StLIFF 2009: Day One

An Education
2009 (UK)
Director: Lone Scherfig

An Education is a fairly conventional coming-of-age-story that is enlivened and elevated by abundant, magnificent acting. To be sure, Nick Hornby’s screenplay boasts plenty of cheek and a canny, understated awareness of its early 1960s British setting. Meanwhile, director Lone Scherfig operates in a mode that is comfortable with melodrama and also assured enough to toss aside its emotional excesses. Scherfig permits her narrative’s most pivotal developments to unfold off-screen, but her commanding storytelling ensures that the film never misses a beat. Everything we need to know is up there.

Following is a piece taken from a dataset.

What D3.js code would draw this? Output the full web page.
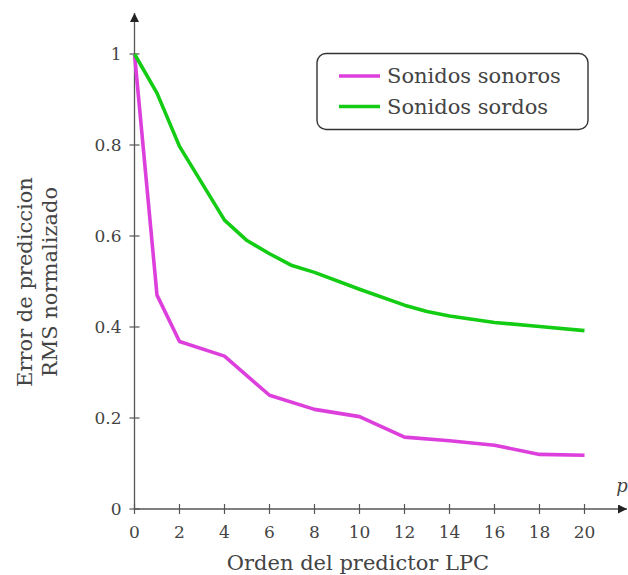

That said, An Education would probably have been nothing more than an old story–girl falls for charming cad, girl gets burned, girl moves on–told quite well. It would have, that is, if not for a plethora of dazzling performances. Carey Mulligan is almost spookily well-cast as ambitious and dissatisfied teen Jenny, but equally vital are Peter Sarsgaard in a challenging role as her creepy, oddly vulnerable, and (much) older paramour, and an engrossing Alfred Molina, proving yet again that his best characters are usually well-meaning boobs. Heck, Rosamund Pike deserves praise for lending texture to her ditsy playgirl almost entirely through sideways glances and glum expressions.